# Getting to reconciliation



## Gethsemane (Mar 16, 2013)

So long story short.
My wife and I have been married for a year and a half. I know that is not long but our relationship has been alot longer. 3 days after we got married I found she had been visiting chat rooms and flirting with other men. she said she was sorry and it was over. As you all know it wasn't. I have caught her 6 times in the past year and a half and it gets worse each time because she falls in love with someone new and it moves to email and phone calls. She has been sorry and made steps to prevent it every time except this last time. I had been in training for work for a week and when I got home I could tell something was wrong as she was very cold. She went to the store and I checked the computer and sure enough. I asked her about it when she got home and she said that it made her feel happy and she would not stop. things did not change the whole weekend and by monday I told her it had to stop of she needed to leave, so she packed up and left. 

I have not heard from her since.

I got a call from her mother who said that my wife told her she was coming back to me.

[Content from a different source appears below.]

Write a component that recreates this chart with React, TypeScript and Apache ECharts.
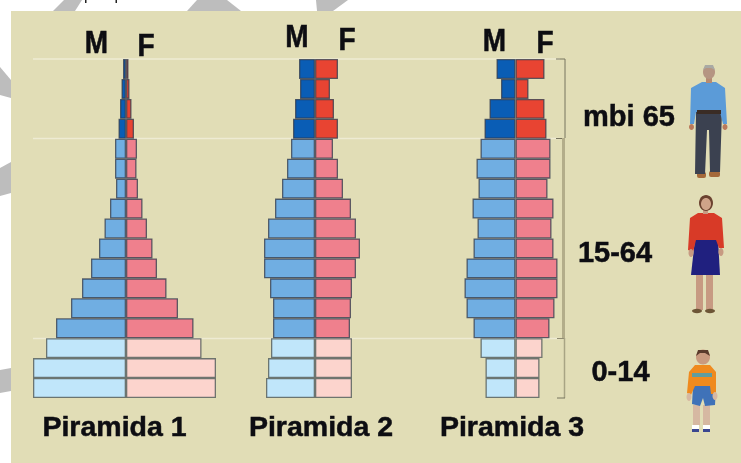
import React, { useEffect, useRef } from "react";
import * as echarts from "echarts";

const ageRows = ["R1","R2","R3","R4","R5","R6","R7","R8","R9","R10","R11","R12","R13","R14","R15","R16","R17"];
const male1 = [3,4.5,6,7.5,11,11,10,16,21.5,27,35,44,55,70,80,93,93];
const female1 = [2.5,3.5,5.5,8,11,10.5,12,16.5,21,26.5,31,40.5,52,67.5,75.5,90,90];
const male2 = [16,15,20,22,24,28,33,40,47,51,51,45,42,42,44,47,49];
const female2 = [23,15,19,23,18,23,28,36,41,45,41,37,36,35,37,37,37];
const male3 = [19,14.5,26,31,35,39,37,43,38,42,49,51,49,42,35,30,30];
const female3 = [29,13,29,31,35,35,32,38,36,38,42,42,39,34,27,24,24];
const pyramidTitles = ["Piramida 1","Piramida 2","Piramida 3"];
const ageBandLabels = ["mbi 65","15-64","0-14"];

const centers = [126, 315, 515.5];
const HALF = 110;
const TOP = 59;
const HEIGHT = 339;

const maleColor = (i: number) => (i < 4 ? "#0a5db5" : i < 14 ? "#70aee2" : "#c0e6fa");
const femaleColor = (i: number) => (i < 4 ? "#e84432" : i < 14 ? "#ef808d" : "#fcd4cd");
const edge = (i: number) => (i < 14 ? "rgba(45,55,75,0.75)" : "rgba(80,90,90,0.8)");

function barSeries(values: number[], idx: number, sign: number, color: (i: number) => string) {
  return {
    type: "bar" as const,
    xAxisIndex: idx,
    yAxisIndex: idx,
    barGap: "-100%",
    barCategoryGap: 0,
    silent: true,
    data: values.map((v, i) => ({
      value: sign * v,
      itemStyle: { color: color(i), borderColor: edge(i), borderWidth: 1.3 },
    })),
  };
}

const label = (text: string, cx: number, cy: number, size: number, scaleY = 1) => ({
  type: "text",
  x: cx,
  y: cy,
  scaleY,
  style: {
    text,
    fill: "#0d0d12",
    stroke: "#0d0d12",
    lineWidth: 0.5,
    font: `bold ${size}px "Liberation Sans", Arial, sans-serif`,
    textAlign: "center",
    textVerticalAlign: "middle",
  },
});

const poly = (points: number[][], fill: string) => ({ type: "polygon", shape: { points }, style: { fill } });
const box = (x: number, y: number, width: number, height: number, fill: string, r = 0) => ({
  type: "rect", shape: { x, y, width, height, r }, style: { fill },
});
const oval = (cx: number, cy: number, rx: number, ry: number, fill: string) => ({
  type: "ellipse", shape: { cx, cy, rx, ry }, style: { fill },
});
const hline = (x1: number, x2: number, y: number, stroke: string, lineWidth: number) => ({
  type: "line", shape: { x1, y1: y, x2, y2: y }, style: { stroke, lineWidth },
});
const vline = (x: number, y1: number, y2: number, stroke: string, lineWidth: number) => ({
  type: "line", shape: { x1: x, y1, x2: x, y2 }, style: { stroke, lineWidth },
});

const GRAY = "#bdbdbd";
const watermark = [
  poly([[53,11],[75,11],[82,0],[64,0]], GRAY),
  poly([[187,11],[197,0],[227,0],[241,11]], GRAY),
  poly([[317,11],[316,0],[348,0],[333,11]], GRAY),
  poly([[0,67],[11,80],[11,98],[0,95]], GRAY),
  poly([[0,168],[11,162],[11,193],[0,196]], GRAY),
  poly([[0,370],[11,368],[11,391],[0,393]], GRAY),
  box(85, 0, 1.5, 3, "#222"),
  box(115.5, 0, 1.5, 3, "#222"),
];

const man = [
  box(697, 172, 9, 6, "#a5693a", 2),
  box(709, 171, 11, 6, "#a5693a", 2),
  poly([[696,111],[722,111],[720,172],[710,172],[709,130],[707,130],[705,174],[695,174]], "#3b4150"),
  poly([[702,82],[716,82],[725,88],[727,124],[723,124],[720,112],[696,112],[694,124],[690,124],[691,88]], "#5b9bd8"),
  box(697, 110, 24, 4, "#3a2c25"),
  oval(691.5, 127, 2.5, 3, "#b9795a"),
  oval(725, 127, 2.5, 3, "#b9795a"),
  box(706, 77, 6, 6, "#b58a72"),
  oval(709, 72, 6, 7, "#b59582"),
  poly([[703,70],[705,65],[713,65],[715,70],[711,68],[706,68]], "#a9a9a4"),
];
const woman = [
  box(696, 275, 7, 35, "#c79a82"),
  box(706, 275, 7, 35, "#c79a82"),
  oval(697, 311, 5, 2.2, "#6d5536"),
  oval(710, 311, 5, 2.2, "#6d5536"),
  poly([[695,239],[718,239],[720,275],[691,275]], "#20207f"),
  poly([[698,213],[714,213],[722,218],[724,248],[719,248],[716,240],[696,240],[693,252],[688,250],[690,218]], "#d83a27"),
  oval(691, 253, 2.5, 4, "#c79a82"),
  oval(721, 252, 2.5, 4, "#c79a82"),
  box(703, 208, 5, 6, "#c79a82"),
  oval(706, 203, 7, 8, "#6b4230"),
  oval(706, 204, 5, 6, "#cfa389"),
];
const boy = [
  box(693, 405, 7, 20, "#d6b8a2"),
  box(703, 405, 7, 20, "#d6b8a2"),
  box(692, 425, 7, 4, "#ffffff"),
  box(703, 425, 7, 4, "#ffffff"),
  box(692, 429, 7, 3, "#3a4690"),
  box(703, 429, 7, 3, "#3a4690"),
  poly([[693,386],[716,386],[715,405],[705,406],[703,398],[700,406],[692,404]], "#3f72b8"),
  poly([[695,365],[710,365],[716,372],[716,394],[711,394],[710,386],[695,386],[691,395],[687,393],[689,372]], "#ef8a1e"),
  box(692, 373, 20, 4, "#5f9d9f"),
  oval(689, 397, 2.5, 4, "#d6b8a2"),
  oval(715, 396, 2.5, 4, "#d6b8a2"),
  oval(703, 357, 7, 7.5, "#c99a7f"),
  poly([[696,356],[698,350],[708,350],[710,356],[705,353],[700,353]], "#5a3b2c"),
];

export default function App() {
  const ref = useRef<HTMLDivElement>(null);
  useEffect(() => {
    document.body.style.margin = "0";
    const chart = echarts.init(ref.current!, null, { renderer: "svg" });
    const males = [male1, male2, male3];
    const females = [female1, female2, female3];
    chart.setOption({
      animation: false,
      backgroundColor: "#ffffff",
      grid: centers.map((c) => ({ left: c - HALF, width: 2 * HALF, top: TOP, height: HEIGHT, containLabel: false })),
      xAxis: centers.map((_, i) => ({ type: "value", gridIndex: i, min: -HALF, max: HALF, show: false })),
      yAxis: centers.map((_, i) => ({ type: "category", gridIndex: i, inverse: true, data: ageRows, show: false })),
      series: centers.flatMap((_, i) => [
        barSeries(males[i], i, -1, maleColor),
        barSeries(females[i], i, 1, femaleColor),
      ]),
      graphic: [
        ...watermark,
        box(11, 11, 730, 452, "#e1ddb6"),
        hline(33, 560, 59, "#eeebd3", 1.5),
        hline(33, 560, 138.5, "#eeebd3", 1.5),
        hline(33, 560, 338.5, "#eeebd3", 1.5),
        hline(556, 565, 59, "#77745f", 1),
        vline(565, 59, 138, "#77745f", 1),
        hline(556, 565, 138.5, "#77745f", 1),
        vline(563.5, 138, 338, "#b3ad8a", 3),
        hline(557, 565, 338.5, "#8f8b72", 1),
        vline(564.5, 338, 398, "#a8a484", 1.5),
        hline(557, 565, 398, "#77745f", 1),
        label("M", 96.5, 41.5, 28, 1.15),
        label("F", 146, 44.5, 28, 1.15),
        label("M", 297, 35.5, 28, 1.15),
        label("F", 347, 38.5, 28, 1.15),
        label("M", 494.5, 40, 28, 1.15),
        label("F", 545, 42, 28, 1.15),
        label(pyramidTitles[0], 114.5, 426, 28.5),
        label(pyramidTitles[1], 321, 426, 28.5),
        label(pyramidTitles[2], 512, 426, 28.5),
        label(ageBandLabels[0], 629, 115.5, 29),
        label(ageBandLabels[1], 615, 252, 29),
        label(ageBandLabels[2], 620.5, 371, 29),
        ...man,
        ...woman,
        ...boy,
      ],
    });
    return () => chart.dispose();
  }, []);
  return (
    <div
      ref={ref}
      style={{ position: "absolute", left: 0, top: 0, width: 741, height: 463, filter: "blur(0.45px)" }}
    />
  );
}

the trust had already been destroyed with the first couple of times and now I am dealing with the fact that she left me. How do I reconcile with her if she says its over and done?


----------



## Lilly_Louise (Mar 1, 2013)

The question should be, can you handle it if she does come back and does the same thing again? my hat goes off to you for wanting to try but if this is what you want then you have to give her time and space. I hate nothing more then seeing my husband going out and having fun without me in his life, and this caused me to act desperate and i went through a stage where i constintly asked him to come back. this could work for you. if she could see whats she is missing, then she is more likly to come back to you. everyone is different though, im just telling you that from a wifes point of view, acting desperate towards her wont work. take a step back, live your life a little and if she comes back great! if she doesnt then at least you've started your life over. Hope it helps :/ i know its a hard time now but with patience and time everything gets better!


----------



## Mr Blunt (Jul 18, 2012)

> etting to reconciliation
> ________________________________________
> So long story short.
> My wife and I have been married for a year and a half. I know that is not long but our relationship has been alot longer. 3 days after we got married I found she had been visiting chat rooms and flirting with other men. she said she was sorry and it was over. As you all know it wasn't. I have caught her 6 times in the past year and a half and it gets worse each time because she falls in love with someone new and it moves to email and phone calls. She has been sorry and made steps to prevent it every time except this last time. I had been in training for work for a week and when I got home I could tell something was wrong as she was very cold. She went to the store and I checked the computer and sure enough. I asked her about it when she got home and she said that it made her feel happy and she would not stop. things did not change the whole weekend and by monday I told her it had to stop of she needed to leave, so she packed up and left.
> ...



Are you not strong enough to make her accountable? *You need to get yourself a lot stronger. *You have allowed her to walk on you.

In addition, you have enabled her to get out of control. She is very uncommitted and fully responsible for damaging your marriage. Do not fool yourself; this will not get better with just the passing of time. *She needs professional help and you need to quit compromising yourself so much*.

You need to get this problem solved one way or the other before you have children. *If you do not you will be in a hell of a lot more hell in the future.*


----------



## hibiscus (Jul 30, 2012)

I wouldnt focus on reconciling because it sounds like she wants the best of both worlds. She thinks its okay to behave this way because YOU are allowing it. I think you need this space away from her to reflect on her terrible behaviour.Focus on yourself!

She shouldnt have married you in the first place if flirting with other men make her happy. 

Your partner has commitment issues and they need to be addressed before she comes back into your life. Otherwise she will carry on flirting online and end up sleeping with someone in the near future.


----------